§ Written problem
Leave out the pictures; transcribe all else exactly.

§ Data block
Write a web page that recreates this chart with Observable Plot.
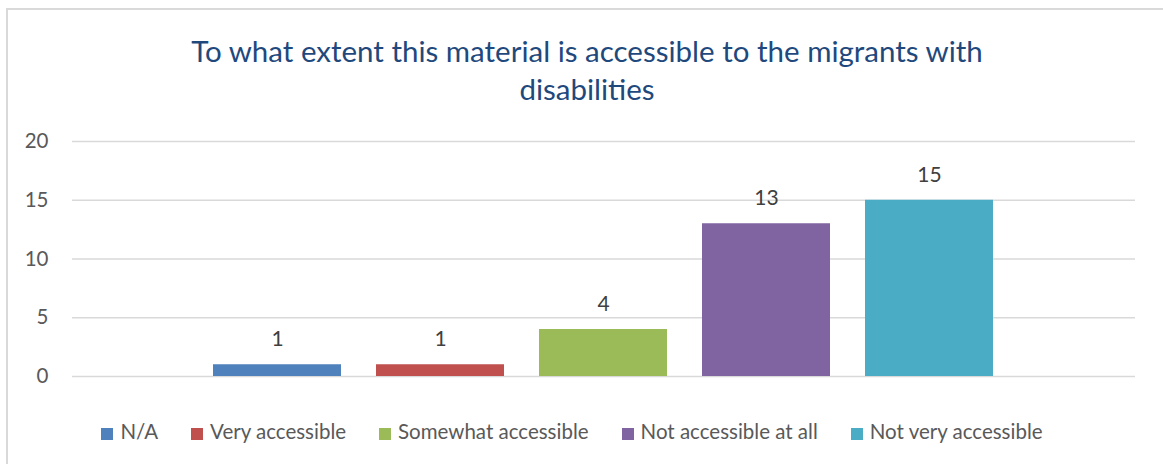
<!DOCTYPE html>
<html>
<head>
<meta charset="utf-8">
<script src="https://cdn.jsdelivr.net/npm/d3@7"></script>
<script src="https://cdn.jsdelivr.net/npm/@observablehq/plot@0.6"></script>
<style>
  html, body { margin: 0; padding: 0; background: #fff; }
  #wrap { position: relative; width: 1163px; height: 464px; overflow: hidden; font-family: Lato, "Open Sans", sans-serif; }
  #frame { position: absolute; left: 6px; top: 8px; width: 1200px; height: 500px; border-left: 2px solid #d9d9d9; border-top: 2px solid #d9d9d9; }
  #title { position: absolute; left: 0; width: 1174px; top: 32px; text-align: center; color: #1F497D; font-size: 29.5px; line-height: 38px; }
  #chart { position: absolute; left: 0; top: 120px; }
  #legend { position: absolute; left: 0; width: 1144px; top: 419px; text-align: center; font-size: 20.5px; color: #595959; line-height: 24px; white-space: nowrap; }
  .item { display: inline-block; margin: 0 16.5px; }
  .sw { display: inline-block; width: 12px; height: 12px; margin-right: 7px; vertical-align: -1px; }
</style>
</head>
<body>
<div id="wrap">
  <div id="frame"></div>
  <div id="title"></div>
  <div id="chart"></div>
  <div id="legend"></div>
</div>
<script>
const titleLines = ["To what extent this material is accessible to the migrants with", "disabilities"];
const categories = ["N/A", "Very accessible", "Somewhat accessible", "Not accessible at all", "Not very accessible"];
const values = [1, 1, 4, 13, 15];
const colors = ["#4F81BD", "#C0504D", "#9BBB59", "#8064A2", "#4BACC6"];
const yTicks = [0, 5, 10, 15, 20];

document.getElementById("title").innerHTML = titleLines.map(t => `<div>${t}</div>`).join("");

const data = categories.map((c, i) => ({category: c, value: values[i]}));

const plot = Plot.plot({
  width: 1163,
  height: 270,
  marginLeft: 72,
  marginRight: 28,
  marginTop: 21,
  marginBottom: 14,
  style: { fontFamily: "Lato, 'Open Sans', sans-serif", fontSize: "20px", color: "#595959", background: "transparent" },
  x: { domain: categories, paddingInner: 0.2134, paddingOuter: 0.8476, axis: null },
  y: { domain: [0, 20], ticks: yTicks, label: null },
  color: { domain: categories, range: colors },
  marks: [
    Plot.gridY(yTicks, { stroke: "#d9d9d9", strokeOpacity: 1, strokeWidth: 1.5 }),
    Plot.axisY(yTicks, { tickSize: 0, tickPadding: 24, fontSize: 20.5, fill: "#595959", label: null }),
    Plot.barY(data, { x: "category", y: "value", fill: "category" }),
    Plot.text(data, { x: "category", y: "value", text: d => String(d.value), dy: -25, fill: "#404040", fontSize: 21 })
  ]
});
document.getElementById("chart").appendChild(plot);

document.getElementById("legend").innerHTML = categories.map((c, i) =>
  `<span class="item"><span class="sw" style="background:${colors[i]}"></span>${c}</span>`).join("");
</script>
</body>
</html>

§ Output of the task
Write a web page that recreates this chart with Observable Plot.
<!DOCTYPE html>
<html>
<head>
<meta charset="utf-8">
<script src="https://cdn.jsdelivr.net/npm/d3@7"></script>
<script src="https://cdn.jsdelivr.net/npm/@observablehq/plot@0.6"></script>
<style>
  html, body { margin: 0; padding: 0; background: #fff; }
  #wrap { position: relative; width: 1163px; height: 464px; overflow: hidden; font-family: Lato, "Open Sans", sans-serif; }
  #frame { position: absolute; left: 6px; top: 8px; width: 1200px; height: 500px; border-left: 2px solid #d9d9d9; border-top: 2px solid #d9d9d9; }
  #title { position: absolute; left: 0; width: 1174px; top: 32px; text-align: center; color: #1F497D; font-size: 29.5px; line-height: 38px; }
  #chart { position: absolute; left: 0; top: 120px; }
  #legend { position: absolute; left: 0; width: 1144px; top: 419px; text-align: center; font-size: 20.5px; color: #595959; line-height: 24px; white-space: nowrap; }
  .item { display: inline-block; margin: 0 16.5px; }
  .sw { display: inline-block; width: 12px; height: 12px; margin-right: 7px; vertical-align: -1px; }
</style>
</head>
<body>
<div id="wrap">
  <div id="frame"></div>
  <div id="title"></div>
  <div id="chart"></div>
  <div id="legend"></div>
</div>
<script>
const titleLines = ["To what extent this material is accessible to the migrants with", "disabilities"];
const categories = ["N/A", "Very accessible", "Somewhat accessible", "Not accessible at all", "Not very accessible"];
const values = [1, 1, 4, 13, 15];
const colors = ["#4F81BD", "#C0504D", "#9BBB59", "#8064A2", "#4BACC6"];
const yTicks = [0, 5, 10, 15, 20];

document.getElementById("title").innerHTML = titleLines.map(t => `<div>${t}</div>`).join("");

const data = categories.map((c, i) => ({category: c, value: values[i]}));

const plot = Plot.plot({
  width: 1163,
  height: 270,
  marginLeft: 72,
  marginRight: 28,
  marginTop: 21,
  marginBottom: 14,
  style: { fontFamily: "Lato, 'Open Sans', sans-serif", fontSize: "20px", color: "#595959", background: "transparent" },
  x: { domain: categories, paddingInner: 0.2134, paddingOuter: 0.8476, axis: null },
  y: { domain: [0, 20], ticks: yTicks, label: null },
  color: { domain: categories, range: colors },
  marks: [
    Plot.gridY(yTicks, { stroke: "#d9d9d9", strokeOpacity: 1, strokeWidth: 1.5 }),
    Plot.axisY(yTicks, { tickSize: 0, tickPadding: 24, fontSize: 20.5, fill: "#595959", label: null }),
    Plot.barY(data, { x: "category", y: "value", fill: "category" }),
    Plot.text(data, { x: "category", y: "value", text: d => String(d.value), dy: -25, fill: "#404040", fontSize: 21 })
  ]
});
document.getElementById("chart").appendChild(plot);

document.getElementById("legend").innerHTML = categories.map((c, i) =>
  `<span class="item"><span class="sw" style="background:${colors[i]}"></span>${c}</span>`).join("");
</script>
</body>
</html>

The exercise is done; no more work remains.